Second ballooning stability in high-β, compact stellarators

Abstract

Second ballooning stability is examined in quasipoloidally symmetric, compact stellarator configurations. These high-β (volume-average β>4%) free-boundary equilibria are calculated using a reference Quasi-Poloidal Stellarator (QPS) configuration. QPS plasmas have low-shear, stellarator-like rotational transform profile with |B| that is approximately poloidally symmetric. The high-β QPS equilibria are similar in their magnetic configuration to previously studied tokamak-stellarator hybrids which have a high-shear, tokamak-like rotational transform profile.

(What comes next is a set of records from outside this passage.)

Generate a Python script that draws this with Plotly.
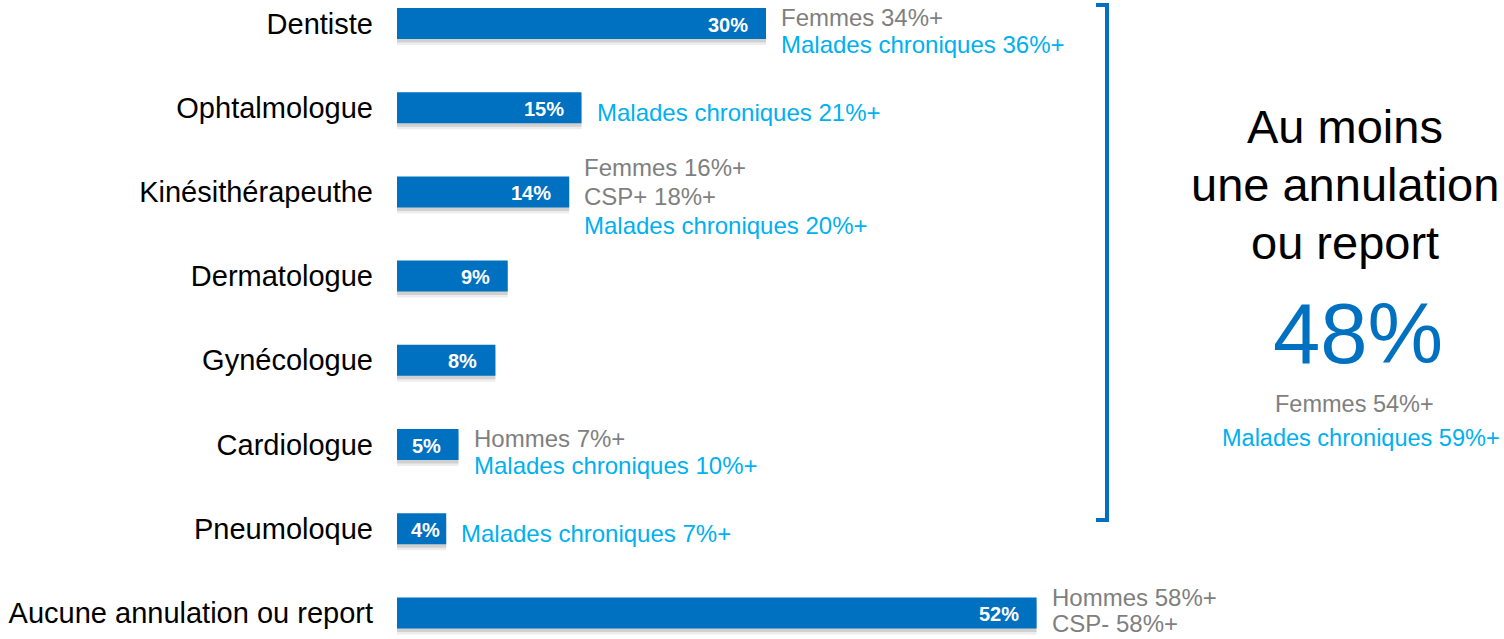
import plotly.graph_objects as go

categories = ["Dentiste", "Ophtalmologue", "Kinésithérapeuthe", "Dermatologue",
              "Gynécologue", "Cardiologue", "Pneumoloque", "Aucune annulation ou report"]
values = [30, 15, 14, 9, 8, 5, 4, 52]
value_labels = ["30%", "15%", "14%", "9%", "8%", "5%", "4%", "52%"]

# side notes: (category index, lines, colour keys)
side_notes = [
    (0, ["Femmes 34%+", "Malades chroniques 36%+"], ["g", "c"]),
    (1, ["Malades chroniques 21%+"], ["c"]),
    (2, ["Femmes 16%+", "CSP+ 18%+", "Malades chroniques 20%+"], ["g", "g", "c"]),
    (5, ["Hommes 7%+", "Malades chroniques 10%+"], ["g", "c"]),
    (6, ["Malades chroniques 7%+"], ["c"]),
    (7, ["Hommes 58%+", "CSP- 58%+"], ["g", "g"]),
]

total_title = ["Au moins", "une annulation", "ou report"]
total_value = "48%"
total_notes = ["Femmes 54%+", "Malades chroniques 59%+"]

BLUE = "#0070C0"
GRAY = "#7F7F7F"
CYAN = "#00B0F0"
FONT = "Arial, Liberation Sans, sans-serif"

W, H = 1504, 639
L = 397
PX_PER_UNIT = 12.3
XMAX = (W - L) / PX_PER_UNIT
STEP = 84.2
Y0 = 23.5
yr_top = -Y0 / STEP
yr_bot = (H - Y0) / STEP
bw = 31 / STEP

ypos = list(range(len(categories)))

fig = go.Figure()
# soft shadow (two layers)
fig.add_trace(go.Bar(
    x=values, y=ypos, orientation="h", width=bw, offset=-bw / 2 + 6 / STEP,
    marker=dict(color="rgba(0,0,0,0.07)", line=dict(width=0)),
    hoverinfo="skip", showlegend=False))
fig.add_trace(go.Bar(
    x=values, y=ypos, orientation="h", width=bw, offset=-bw / 2 + 3.5 / STEP,
    marker=dict(color="rgba(0,0,0,0.12)", line=dict(width=0)),
    hoverinfo="skip", showlegend=False))
fig.add_trace(go.Bar(
    x=values, y=ypos, orientation="h", width=bw, offset=-bw / 2,
    marker=dict(color=BLUE, line=dict(width=0)),
    showlegend=False))

ann = []
for i, (v, lab) in enumerate(zip(values, value_labels)):
    ann.append(dict(x=v, y=i, xref="x", yref="y", text="<b>%s</b>" % lab,
                    showarrow=False, xanchor="right", yanchor="middle",
                    xshift=-16 if v >= 5 else -4, yshift=-1,
                    font=dict(family=FONT, size=20, color="white")))

for idx, lines, cols in side_notes:
    n = len(lines)
    for k, (t, c) in enumerate(zip(lines, cols)):
        if n == 1:
            dy = 5
        elif n == 2:
            dy = (-15 + k * 26) if idx == len(categories) - 1 else (-6.5 + k * 27)
        else:
            dy = (k - 1) * 29 + 4.5
        ann.append(dict(x=values[idx], y=idx, xref="x", yref="y", text=t,
                        showarrow=False, xanchor="left", yanchor="middle",
                        xshift=13, yshift=-dy,
                        font=dict(family=FONT, size=24,
                                  color=GRAY if c == "g" else CYAN)))


def px_x(px):
    return (px - L) / (W - L)


def px_y(py):
    return 1 - py / H


for k, t in enumerate(total_title):
    ann.append(dict(x=px_x(1345), y=px_y(127 + k * 58), xref="paper", yref="paper",
                    text=t, showarrow=False, xanchor="center", yanchor="middle",
                    font=dict(family=FONT, size=47, color="black")))
ann.append(dict(x=px_x(1358), y=px_y(333), xref="paper", yref="paper",
                text=total_value, showarrow=False, xanchor="center", yanchor="middle",
                font=dict(family=FONT, size=85, color=BLUE)))
ann.append(dict(x=px_x(1354), y=px_y(404), xref="paper", yref="paper",
                text=total_notes[0], showarrow=False, xanchor="center", yanchor="middle",
                font=dict(family=FONT, size=23.5, color=GRAY)))
ann.append(dict(x=px_x(1361), y=px_y(438), xref="paper", yref="paper",
                text=total_notes[1], showarrow=False, xanchor="center", yanchor="middle",
                font=dict(family=FONT, size=23.5, color=CYAN)))

shapes = [
    dict(type="path", xref="paper", yref="paper",
         path="M %f %f L %f %f L %f %f L %f %f" % (
             px_x(1096), px_y(5), px_x(1107), px_y(5),
             px_x(1107), px_y(520), px_x(1096), px_y(520)),
         line=dict(color=BLUE, width=4)),
]

fig.update_layout(
    width=W, height=H,
    margin=dict(l=L, r=0, t=0, b=0),
    paper_bgcolor="white", plot_bgcolor="white",
    barmode="overlay",
    xaxis=dict(range=[0, XMAX], visible=False, fixedrange=True),
    yaxis=dict(range=[yr_bot, yr_top], tickvals=ypos, ticktext=categories,
               showgrid=False, zeroline=False, showline=False, ticks="",
               ticklabelstandoff=23,
               tickfont=dict(family=FONT, size=29, color="black")),
    annotations=ann, shapes=shapes,
    font=dict(family=FONT),
)

fig.write_html("out.html")
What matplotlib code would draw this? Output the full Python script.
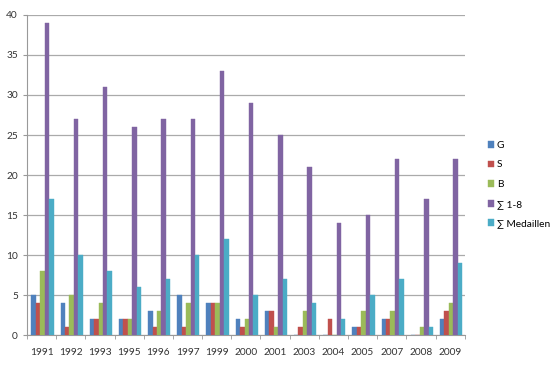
import matplotlib
matplotlib.use("Agg")
import matplotlib.pyplot as plt
import numpy as np

years = ["1991", "1992", "1993", "1995", "1996", "1997", "1999", "2000",
         "2001", "2003", "2004", "2005", "2007", "2008", "2009"]
gold = [5, 4, 2, 2, 3, 5, 4, 2, 3, 0, 0, 1, 2, 0, 2]
silver = [4, 1, 2, 2, 1, 1, 4, 1, 3, 1, 2, 1, 2, 0, 3]
bronze = [8, 5, 4, 2, 3, 4, 4, 2, 1, 3, 0, 3, 3, 1, 4]
top8 = [39, 27, 31, 26, 27, 27, 33, 29, 25, 21, 14, 15, 22, 17, 22]
medals = [17, 10, 8, 6, 7, 10, 12, 5, 7, 4, 2, 5, 7, 1, 9]

series_names = ["G", "S", "B", "\u2211 1-8", "\u2211 Medaillen"]
colors = ["#4F81BD", "#C0504D", "#9BBB59", "#8064A2", "#4BACC6"]
series = [gold, silver, bronze, top8, medals]

plt.rcParams['font.family'] = ['Lato', 'DejaVu Sans']
fig = plt.figure(figsize=(5.5, 3.65), dpi=100)
ax = fig.add_axes([0.049, 0.082, 0.796, 0.877])

x = np.arange(len(years))
w = 0.152
for i, (vals, c, name) in enumerate(zip(series, colors, series_names)):
    ax.bar(x + 0.03 + (i - 2) * w, vals, width=w, color=c, label=name,
           edgecolor=c, linewidth=0.3, zorder=3)

ax.set_xlim(-0.5, len(years) - 0.5)
ax.set_ylim(0, 40)
ax.set_yticks(range(0, 41, 5))
ax.set_xticks(x)
ax.set_xticklabels(years)
ax.set_xticks(np.arange(-0.5, len(years), 1.0), minor=True)
ax.tick_params(axis='both', labelsize=7.3, colors='#333333', length=3)
ax.tick_params(axis='x', which='major', length=0, pad=9)
ax.tick_params(axis='x', which='minor', length=3, color='#999999')
ax.tick_params(axis='y', color='#999999')
ax.yaxis.grid(True, color='#aaaaaa', linewidth=0.9, zorder=0)
ax.set_axisbelow(True)
for s in ['top', 'right']:
    ax.spines[s].set_visible(False)
ax.spines['left'].set_color('#999999')
ax.spines['bottom'].set_color('#999999')

leg = ax.legend(loc='center left', bbox_to_anchor=(1.052, 0.47), frameon=False,
                fontsize=7.3, handlelength=0.65, handleheight=0.65,
                handletextpad=0.25, labelspacing=1.05, borderpad=0,
                borderaxespad=0)
fig.savefig("out.png", dpi=100)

Both types of configurations have strong magnetic wells and consequently high interchange stability β limits. Free-boundary QPS equilibria have regions of second stability at high β. For infinite-n ballooning modes in QPS plasmas, the boundary for first instability is 〈β〉∼2% and the boundary for second stability is 〈β〉∼6%. Finite-n ballooning mode calculations show higher β limits, 〈β〉>5%. Increasing plasma current (for fixed plasma pressure) can lower the finite-n ballooning mode β limit to 〈β〉=3% by reducing magnetic shear. QPS plasmas with Ohmic current profiles (peaked on-axis) have both a lower infinite-n ballooning β-limit for the onset of first instability and a higher β-limit for the onset of second stability relative to QPS plasma with bootstrap current profiles (peaked off-axis). QPS plasmas are stable to low-n ideal magnetohydrodynamic kink modes and vertical modes for values of β in this range (〈β〉∼6%) due to the low level of plasma current in QPS relative to an equivalent tokamak.